On June 17, 1983, the broadcaster was in a receivership with C$9 million in debt, equivalent to C$ in , and gained only 27,000 subscribers where 60,000–100,000 were expected, well short of its break-even point of 175,000 subscribers. As a result, C Channel's broadcasts ceased on June 30, 1983.

== Aftermath ==
Following the receivership, the production facility and other studio assets were sold to Crossroads Christian Communications which was planning to establish a national faith-based television service.

C Channel's demise was one part of a troubled start to Canada's subscription television industry. The remaining premium movie channels were forced to restructure into regional monopolies for survival; these monopolies still exist despite the current profitability of this sector.

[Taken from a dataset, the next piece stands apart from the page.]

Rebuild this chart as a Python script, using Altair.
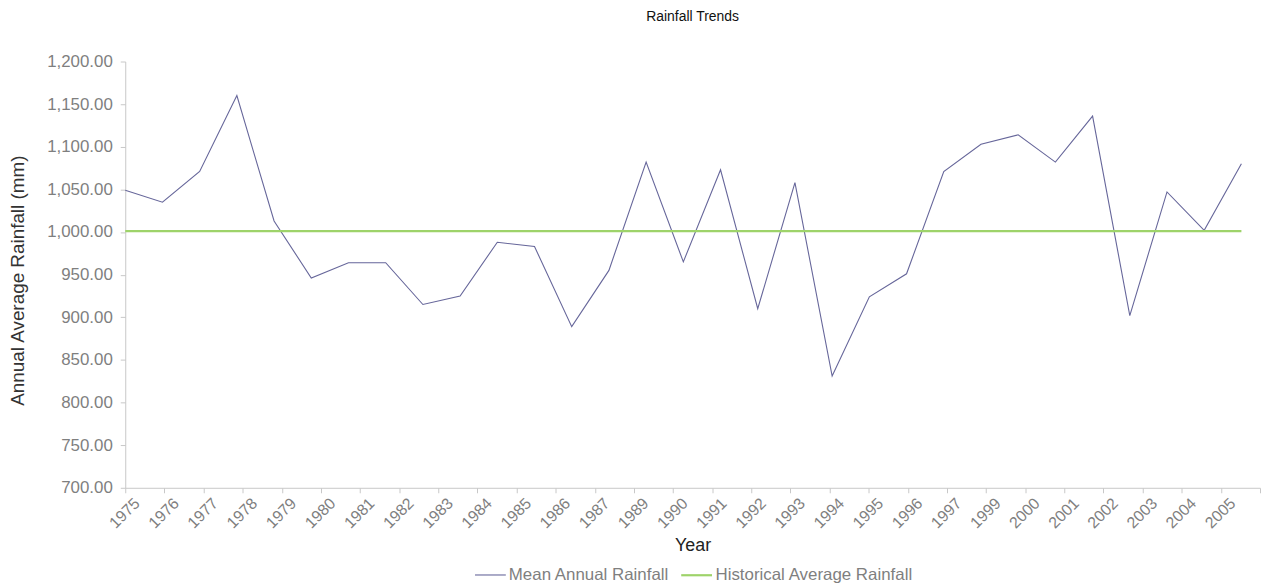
import altair as alt
import pandas as pd

# ---- data ----
years = list(range(1975, 2006))
mean_rainfall = [1049, 1035, 1071, 1160, 1013, 946, 964, 964, 915, 925,
                 988, 983, 889, 955, 1082, 965, 1073, 910, 1058, 831,
                 924, 951, 1071, 1103, 1114, 1082, 1136, 902, 1047, 1002, 1080]
historical_avg = [1001] * len(years)
tick_labels = ["1975", "1976", "1977", "1978", "1979", "1980", "1981", "1982",
               "1983", "1984", "1985", "1986", "1987", "1989", "1990", "1991",
               "1992", "1993", "1994", "1995", "1996", "1997", "1999", "2000",
               "2001", "2002", "2003", "2004", "2005", " "]
series_names = ["Mean Annual Rainfall", "Historical Average Rainfall"]
series_colors = ["#66669a", "#9ed36a"]

rows = []
for y, m, h in zip(years, mean_rainfall, historical_avg):
    rows.append({"year": y, "value": m, "series": series_names[0]})
    rows.append({"year": y, "value": h, "series": series_names[1]})
df = pd.DataFrame(rows)
labels_df = pd.DataFrame({"label": tick_labels})

FONT = "Liberation Sans"
W, H = 1142, 429

y_enc = alt.Y("value:Q",
              scale=alt.Scale(domain=[700, 1200], nice=False, zero=False),
              axis=alt.Axis(title="Annual Average Rainfall (mm)", values=list(range(700, 1201, 50)),
                            format=",.2f", grid=False, domainColor="#c8c8c8", tickColor="#c8c8c8",
                            tickSize=5, labelFont=FONT, labelFontSize=17, labelColor="#7f7f7f",
                            labelPadding=8, titleFont=FONT, titleFontSize=19, titleFontWeight="normal",
                            titleColor="#333333", titleAngle=270, titleX=-108, titleY=220,
                            titleAlign="center", titleBaseline="middle"))

lines = alt.Chart(df).mark_line().encode(
    x=alt.X("year:Q", scale=alt.Scale(domain=[1975, 2005.5], nice=False, zero=False), axis=None),
    y=y_enc,
    color=alt.Color("series:N",
                    scale=alt.Scale(domain=series_names, range=series_colors),
                    legend=alt.Legend(title=None, orient="none", legendX=351, legendY=500,
                                      direction="horizontal", symbolType="stroke",
                                      symbolSize=961, symbolStrokeWidth=1.5,
                                      labelFont=FONT, labelFontSize=17, labelColor="#7f7f7f",
                                      labelLimit=400, labelOffset=2, columnPadding=7)),
    strokeWidth=alt.StrokeWidth("series:N",
                                scale=alt.Scale(domain=series_names, range=[1.1, 2.2]),
                                legend=None),
)

axis_layer = alt.Chart(labels_df).mark_point(opacity=0).encode(
    x=alt.X("label:O", sort=None,
            scale=alt.Scale(type="point", domain=tick_labels, padding=0),
            axis=alt.Axis(title="Year", labelAngle=315, labelFont=FONT, labelFontSize=16,
                          labelColor="#7f7f7f", domainColor="#c8c8c8", tickColor="#c8c8c8",
                          tickSize=5, labelPadding=2, labelOffset=6,
                          titleFont=FONT, titleFontSize=18, titleFontWeight="normal",
                          titleColor="#222222", titleX=571, titleY=58, titleBaseline="middle")),
    y=alt.value(0),
)

chart = alt.layer(lines, axis_layer).resolve_scale(x="independent").properties(
    width=W, height=H,
    autosize=alt.AutoSizeParams(type="none"),
    padding={"left": 118, "top": 52, "right": 2, "bottom": 100},
    title=alt.Title("Rainfall Trends", font=FONT, fontSize=14, fontWeight="normal",
                    color="#111111", anchor="middle", offset=29),
).configure_view(stroke=None)

chart.save("out.html", embed_options={"renderer": "svg", "actions": False})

About 10 years later, a second attempt at launching an arts-oriented cable network in Canada was made when the CRTC heard an application by CHUM Limited of Toronto for a Canadian version of the Bravo television network that had been in operation in the United States since December 1980. Bravo! signed on January 1, 1995, and was considerably more successful and continues to broadcast, though (in the vein of the "channel drift" encountered with many niche specialty channels) it has gradually shifted towards more popular fare at the expense of its fine-arts programming. Unlike C Channel, Bravo! does not charge an individual fee for service, but rather is included in various "bundles" or "tiers" offered by the country's cable and satellite service providers.